● **Objective**: List each line of the data that holds the string "this".

● **Data section**:
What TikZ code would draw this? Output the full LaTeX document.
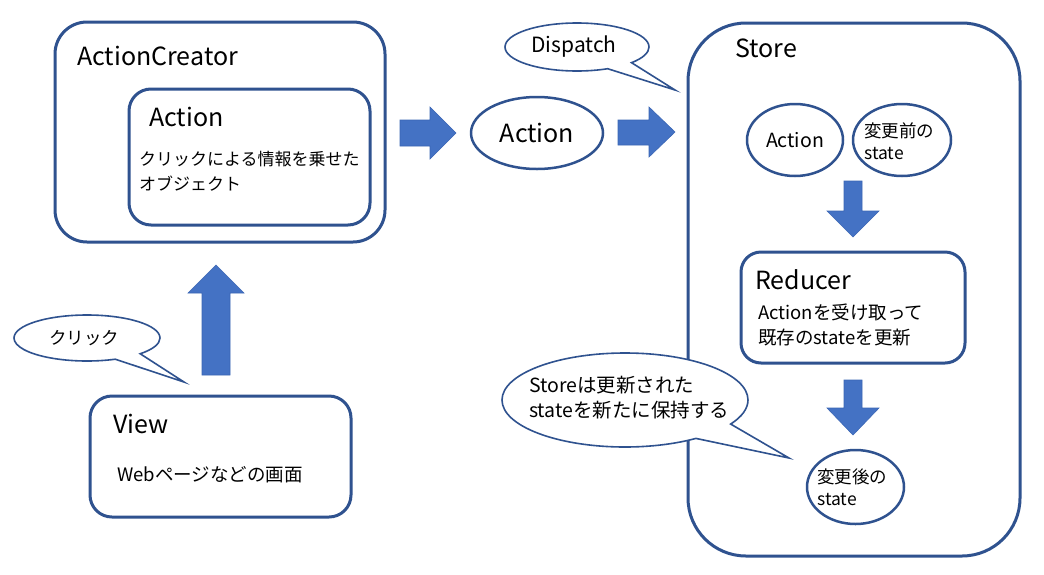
\documentclass[tikz,border=0pt]{standalone}
\usepackage{fontspec}
\setmainfont{Noto Sans CJK JP}
\usetikzlibrary{shapes.geometric,shapes.callouts}
\definecolor{linec}{HTML}{2F528F}
\definecolor{arrc}{HTML}{4472C4}
\definecolor{arrd}{HTML}{3B66B5}
\newcommand\fzL{\fontsize{25}{28}\selectfont}
\newcommand\fzM{\fontsize{21}{25}\selectfont}
\newcommand\fzS{\fontsize{17}{25}\selectfont}
\newcommand\fzW{\fontsize{18.5}{25}\selectfont}
\newcommand\fzR{\fontsize{18.5}{25.5}\selectfont}
\newcommand\fzT{\fontsize{17.5}{22}\selectfont}
\newcommand\fzC{\fontsize{19.5}{25}\selectfont}
\begin{document}
\begin{tikzpicture}[x=1pt,y=-1pt,
  box/.style={draw=linec, line width=3pt, fill=white, rounded corners=22pt, inner sep=0pt},
  oval/.style={ellipse, draw=linec, line width=2.5pt, fill=white, inner sep=0pt},
  bubble/.style={ellipse callout, draw=linec, line width=1.6pt, fill=white, inner sep=0pt, callout pointer arc=24},
  blk/.style={fill=arrc, draw=arrd, line width=0.6pt},
  lbl/.style={anchor=west, inner sep=0pt, align=left}]
\useasboundingbox (0,0) rectangle (1044,574);
\fill[white] (0,0) rectangle (1044,574);

% ActionCreator
\node[box, rounded corners=32pt, minimum width=330pt, minimum height=220pt] (creator) at (220,132) {};
\node[lbl, font=\fzL] (creatorlbl) at (77,56) {ActionCreator};
\node[box, minimum width=241pt, minimum height=136pt] (inner) at (249.5,157) {};
\node[lbl, font=\fzL] (innerlbl) at (149,117) {Action};
\node[lbl, font=\fzS] (innertxt) at (139,171) {クリックによる情報を乗せた\\オブジェクト};

% View
\node[box, minimum width=261pt, minimum height=121pt] (view) at (220.5,456.5) {};
\node[lbl, font=\fzL] (viewlbl) at (113,424) {View};
\node[lbl, font=\fzW] (viewtxt) at (117,475) {Webページなどの画面};

% click bubble
\node[bubble, minimum width=146pt, minimum height=46pt, callout absolute pointer={(184,382)}] (click) at (87,338) {};
\node[font=\fzT, inner sep=0pt] (clicktxt) at (84,338) {クリック};

% up arrow
\path[blk] (202,375) -- (230,375) -- (230,293) -- (244,293) -- (216,265) -- (188,293) -- (202,293) -- cycle;

% right arrows
\path[blk] (400,120) -- (430,120) -- (430,107) -- (456,133) -- (430,159) -- (430,146) -- (400,146) -- cycle;
\path[blk] (618,120) -- (649,120) -- (649,107) -- (675,132) -- (649,157) -- (649,145) -- (618,145) -- cycle;

% Action ellipse
\node[oval, minimum width=132pt, minimum height=72pt, font=\fontsize{25}{30}\selectfont] (action) at (537,133) {Action};

% Dispatch bubble
\node[bubble, minimum width=144pt, minimum height=48pt, callout absolute pointer={(675,90)}] (dispatch) at (577,47) {};
\node[font=\fzM, inner sep=0pt] (dispatchtxt) at (574,47) {Dispatch};

% Store
\node[box, rounded corners=58pt, minimum width=332pt, minimum height=533pt] (store) at (854,289.5) {};
\node[lbl, font=\fzL] (storelbl) at (735,48) {Store};

\node[oval, minimum width=96pt, minimum height=72pt, font=\fontsize{19.5}{24}\selectfont] (saction) at (795,140) {Action};
\node[oval, minimum width=98pt, minimum height=72pt] (before) at (902,140) {};
\node[lbl, font=\fzT] (beforetxt) at (864,141) {変更前の\\state};

\path[blk] (844,181) -- (862,181) -- (862,211) -- (879,211) -- (853,237) -- (827,211) -- (844,211) -- cycle;

\node[box, rounded corners=20pt, minimum width=224pt, minimum height=111pt] (reducer) at (853,307.5) {};
\node[lbl, font=\fzL] (reducerlbl) at (755,280) {Reducer};
\node[lbl, font=\fzR] (reducertxt) at (758,325) {Actionを受け取って\\既存のstateを更新};

\path[blk] (844,380) -- (862,380) -- (862,408) -- (879,408) -- (853,435) -- (827,408) -- (844,408) -- cycle;

\node[oval, minimum width=97pt, minimum height=74pt] (after) at (855.5,487) {};
\node[lbl, font=\fzT] (aftertxt) at (817,487.5) {変更後の\\state};

% Store bubble
\node[bubble, minimum width=246pt, minimum height=94pt, callout absolute pointer={(789,458)}] (keep) at (625,400) {};
\node[lbl, font=\fzC] (keeptxt) at (529,397.5) {Storeは更新された\\stateを新たに保持する};
\end{tikzpicture}
\end{document}
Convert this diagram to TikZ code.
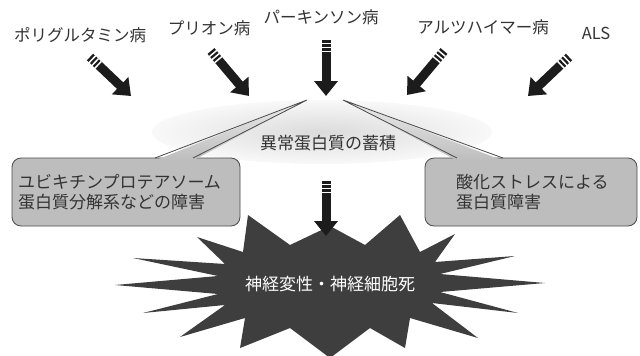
\documentclass[tikz,border=0pt]{standalone}
\usepackage{fontspec}
\setmainfont{Noto Sans CJK JP}
\usetikzlibrary{shapes.geometric,arrows.meta,calc}
\definecolor{inkgray}{HTML}{333333}
\definecolor{arrowblack}{HTML}{1C1C1C}
\definecolor{boxgray}{HTML}{BDBDBD}
\definecolor{boxline}{HTML}{4A4A4A}
\definecolor{burstgray}{HTML}{3E3E3E}
\tikzstyle{disease}=[text=inkgray,font=\fontsize{16.5}{18}\selectfont]
\tikzstyle{fatarrow}=[line width=9pt,draw=arrowblack,-{Triangle[width=23pt,length=15pt]}]
\tikzstyle{stripes}=[line width=9.6pt,draw=white,dash pattern=on 1.5pt off 2.5pt]
\tikzstyle{callout}=[rectangle,rounded corners=9pt,draw=boxline,fill=boxgray,line width=0.8pt,minimum height=68pt,align=left,text=inkgray,font=\fontsize{17}{20}\selectfont]
\tikzstyle{pointer}=[top color=gray!15,bottom color=boxgray]

\begin{document}
\begin{tikzpicture}[x=1pt,y=-1pt]
            \useasboundingbox (0,0) rectangle (640,356);
            % diseases along the top
            \node (polyq)[disease] at (80,35){ポリグルタミン病};
            \node (prion)[disease] at (209,28){プリオン病};
            \node (parkinson)[disease] at (321,17){パーキンソン病};
            \node (alzheimer)[disease] at (483,27){アルツハイマー病};
            \node (als)[disease] at (596,33){ALS};
            % aggregate cloud
            \node (cloud)[ellipse,minimum width=340pt,minimum height=64pt,inner color=gray!28,outer color=gray!5] at (322,132){};
            \node (accum)[text=inkgray,font=\fontsize{17}{20}\selectfont] at (328,143){異常蛋白質の蓄積};
            % the two callouts
            \node (ups)[callout,text width=216pt,inner xsep=6pt] at (126,192){ユビキチンプロテアソーム\\蛋白質分解系などの障害};
            \node (oxid)[callout,text width=150pt,inner xsep=31pt] at (531,192){酸化ストレスによる\\蛋白質障害};
            \coordinate (upstip) at (307,100);
            \coordinate (oxidtip) at (343,100);
            \shade[pointer] (155,160.5) -- (upstip) -- (193,160.5) -- cycle;
            \draw[boxline,line width=0.8pt] (155,158) -- (upstip) -- (193,158);
            \shade[pointer] (457,160.5) -- (oxidtip) -- (503,160.5) -- cycle;
            \draw[boxline,line width=0.8pt] (457,158) -- (oxidtip) -- (503,158);
            % starburst
            \fill[burstgray] (330,226) -- (365,245) -- (400,215) -- (420,252) -- (455,234) -- (435,262)
                -- (515,256) -- (440,274) -- (545,283) -- (440,292) -- (518,313) -- (432,303)
                -- (478,338) -- (410,318) -- (405,348) -- (370,328) -- (330,358) -- (290,328)
                -- (240,348) -- (245,318) -- (180,337) -- (225,305) -- (143,313) -- (218,294)
                -- (115,285) -- (218,276) -- (133,258) -- (225,264) -- (197,237) -- (243,252)
                -- (248,215) -- (290,245) -- cycle;
            \node (death)[text=white,font=\fontsize{17}{20}\selectfont] at (330,284){神経変性・神経細胞死};
            % arrows
            \coordinate (t1) at (90,57);   \coordinate (h1) at (131,96);
            \coordinate (t2) at (211,51);  \coordinate (h2) at (249,96);
            \coordinate (t3) at (326,40);  \coordinate (h3) at (326,96);
            \coordinate (t4) at (444,51);  \coordinate (h4) at (407,95);
            \coordinate (t5) at (569,57);  \coordinate (h5) at (528,96);
            \coordinate (t6) at (326,181); \coordinate (h6) at (326,236);
            \foreach \i in {1,...,6}{
                \draw [fatarrow] (t\i) -- (h\i);
                \draw [stripes] ($(t\i)!2.5pt!(h\i)$) -- ($(t\i)!12pt!(h\i)$);
            }
        \end{tikzpicture}
\end{document}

● **Exercise result**:
What TikZ code would draw this? Output the full LaTeX document.
Convert this diagram to TikZ code.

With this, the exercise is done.